= Might (magazine) =

San Francisco-based magazine existed between 1994 and 1997

Might was a San Francisco-based magazine that existed between 1994 and 1997.

==History and profile==
Might was co-founded in 1994 by David Moodie, Marny Requa and Dave Eggers, who went on to describe the magazine's rise and fall in his bestselling memoir A Heartbreaking Work of Staggering Genius. The first issue appeared in the spring of 1994. With its name meant to suggest both "power" and "possibility," the magazine might be summarized as an effort by twentysomethings to say something instead of nothing. Might went out of business in July 1997, but back issues are still available through the Website of Eggers's writing organization, 826 Valencia.

==Featured topics==
1. Double Fabulous Know-it-all Issue
2. For the Love of Cheese
3. Intimacy, AIDS, and the Moment
4. Is This Local TV News or Is This Satan's Parlor?
5. Adam Rich
6. Raising Hell
7. Vindicated at Last
8. The Millennium Issue
9. Spring Wedding Spectacular
10. Are Black People Cooler Than White People?

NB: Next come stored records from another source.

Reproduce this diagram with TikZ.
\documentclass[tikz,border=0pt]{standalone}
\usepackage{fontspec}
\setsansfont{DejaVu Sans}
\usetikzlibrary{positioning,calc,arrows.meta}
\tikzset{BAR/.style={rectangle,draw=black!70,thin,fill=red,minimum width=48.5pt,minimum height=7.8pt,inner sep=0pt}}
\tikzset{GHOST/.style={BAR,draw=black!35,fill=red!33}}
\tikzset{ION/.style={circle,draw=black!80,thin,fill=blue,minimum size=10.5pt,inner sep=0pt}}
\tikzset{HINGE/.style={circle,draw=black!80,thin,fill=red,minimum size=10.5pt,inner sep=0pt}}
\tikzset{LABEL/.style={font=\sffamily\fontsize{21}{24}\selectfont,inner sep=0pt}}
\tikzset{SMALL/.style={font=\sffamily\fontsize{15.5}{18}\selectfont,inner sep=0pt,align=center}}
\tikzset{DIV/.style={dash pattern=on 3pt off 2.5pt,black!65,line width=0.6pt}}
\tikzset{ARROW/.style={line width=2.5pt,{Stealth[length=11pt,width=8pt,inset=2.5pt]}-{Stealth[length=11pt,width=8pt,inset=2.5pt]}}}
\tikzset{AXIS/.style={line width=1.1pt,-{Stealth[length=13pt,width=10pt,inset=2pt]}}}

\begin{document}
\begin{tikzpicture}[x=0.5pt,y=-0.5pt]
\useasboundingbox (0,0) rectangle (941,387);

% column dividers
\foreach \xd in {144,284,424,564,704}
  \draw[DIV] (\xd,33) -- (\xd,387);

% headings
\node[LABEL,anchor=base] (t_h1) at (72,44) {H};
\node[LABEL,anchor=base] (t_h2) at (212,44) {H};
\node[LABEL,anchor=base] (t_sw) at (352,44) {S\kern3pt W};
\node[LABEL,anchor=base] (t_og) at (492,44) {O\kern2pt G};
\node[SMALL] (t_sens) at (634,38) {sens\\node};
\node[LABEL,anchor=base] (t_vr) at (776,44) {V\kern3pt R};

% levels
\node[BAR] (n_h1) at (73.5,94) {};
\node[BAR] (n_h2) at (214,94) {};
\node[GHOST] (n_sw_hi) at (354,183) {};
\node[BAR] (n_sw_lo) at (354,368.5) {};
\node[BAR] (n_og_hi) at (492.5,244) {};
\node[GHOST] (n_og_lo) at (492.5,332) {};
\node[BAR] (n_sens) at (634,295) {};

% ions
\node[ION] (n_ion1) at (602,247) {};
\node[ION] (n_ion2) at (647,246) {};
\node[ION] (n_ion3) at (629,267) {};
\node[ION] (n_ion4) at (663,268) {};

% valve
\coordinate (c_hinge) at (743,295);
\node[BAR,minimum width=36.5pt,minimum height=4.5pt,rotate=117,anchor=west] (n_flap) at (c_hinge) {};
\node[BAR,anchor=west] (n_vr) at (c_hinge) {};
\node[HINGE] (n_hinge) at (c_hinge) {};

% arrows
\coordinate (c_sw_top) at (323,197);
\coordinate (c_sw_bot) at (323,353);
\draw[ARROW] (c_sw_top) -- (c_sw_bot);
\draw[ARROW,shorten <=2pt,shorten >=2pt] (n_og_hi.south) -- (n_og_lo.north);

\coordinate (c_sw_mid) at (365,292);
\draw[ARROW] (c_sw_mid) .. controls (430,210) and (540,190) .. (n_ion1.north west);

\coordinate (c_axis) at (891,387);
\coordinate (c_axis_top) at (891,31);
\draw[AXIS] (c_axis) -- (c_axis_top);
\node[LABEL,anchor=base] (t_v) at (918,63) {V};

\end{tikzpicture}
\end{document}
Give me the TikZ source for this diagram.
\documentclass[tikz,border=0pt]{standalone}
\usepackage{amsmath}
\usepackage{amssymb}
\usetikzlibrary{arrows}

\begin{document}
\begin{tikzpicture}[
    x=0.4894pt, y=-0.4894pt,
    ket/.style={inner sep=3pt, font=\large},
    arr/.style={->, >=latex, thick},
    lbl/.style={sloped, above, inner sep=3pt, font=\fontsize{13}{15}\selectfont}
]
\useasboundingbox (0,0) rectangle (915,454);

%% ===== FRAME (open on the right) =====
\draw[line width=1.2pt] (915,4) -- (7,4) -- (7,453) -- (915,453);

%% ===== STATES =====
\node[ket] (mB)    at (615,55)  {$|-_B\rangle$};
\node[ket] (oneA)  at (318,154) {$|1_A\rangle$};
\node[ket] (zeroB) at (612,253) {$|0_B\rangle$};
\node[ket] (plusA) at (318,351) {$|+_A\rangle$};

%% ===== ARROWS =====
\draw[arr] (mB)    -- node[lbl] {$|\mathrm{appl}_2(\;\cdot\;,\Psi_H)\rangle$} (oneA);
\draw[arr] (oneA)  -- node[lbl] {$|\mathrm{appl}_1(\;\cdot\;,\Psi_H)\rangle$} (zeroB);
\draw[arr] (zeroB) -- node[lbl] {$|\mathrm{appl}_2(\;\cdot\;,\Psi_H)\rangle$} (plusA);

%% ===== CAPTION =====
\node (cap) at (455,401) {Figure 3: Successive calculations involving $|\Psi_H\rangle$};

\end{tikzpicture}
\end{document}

The editors/writers/publishers of Might did not take themselves or the world too seriously. Entire issues poked fun at someone or another, focusing mainly on celebrities and has-beens and actors who have been in TV commercials that no one has seen before. According to A Heartbreaking Work of Staggering Genius, one such topic considered by editors was a memorial to Crispin Glover. After initially accepting to participate, Glover backed out at the last minute, citing concerns that he would not be able to let his family know he had not actually died. The Might editorial staff instead got former Eight Is Enough actor Adam Rich to go along with the scheme, fabricating a story that Rich had been murdered.